Going with a 30 year mortgage?
The 30-year fixed rate mortgage sets the standard in home loans, but what you may not realize is that this plain vanilla loan may not necessarily be the right choice for you.
If you’re younger than age 35, have a steady income and plan to live in the same home for at least seven years, then the 30-year fixed loan is best. Chances are the interest portion of your monthly payments will be tax deductible. Disciplined borrowers can pay off their real estate loans in half the time if they send in about 50 percent more than what is due every month. In this way, borrowers reap the rewards of the 15-year mortgage but with the flexibility and tax advantages of the 30-year mortgage.
Of course, not all 30-year loans offer fixed interest rates.
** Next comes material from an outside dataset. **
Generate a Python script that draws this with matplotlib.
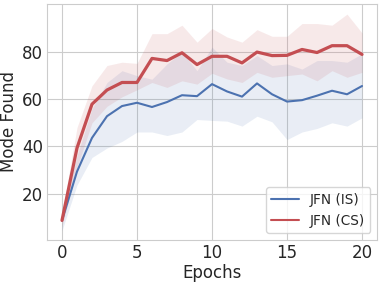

Some “interest only” loans let borrowers pay only interest during the first few years. The interest-only period can last for anywhere from a year to 10 years. The downside is that payments typically increase after that point. A borrower must also accept that for up to 10 years, the principal balance (the amount you borrowed not including interest payments) stays the same.
Some 30-year loans offer adjustable interest rates. This means that payments fluctuate as interest rates change. If interest rates go down, so does your payment. If they go up, your payment does, too. Interest rates don’t reset every month – instead, they reset on a schedule, usually annually. Fixed rates don’t change unless you refinance your loan to a new rate, a sometimes easy, sometimes lengthy process.
Before you commit to what will probably be the biggest purchase you will ever make, think about your goals and your personal financial profile. While you will probably be able to refinance or sell, if necessary, avoiding a costly mistake is best.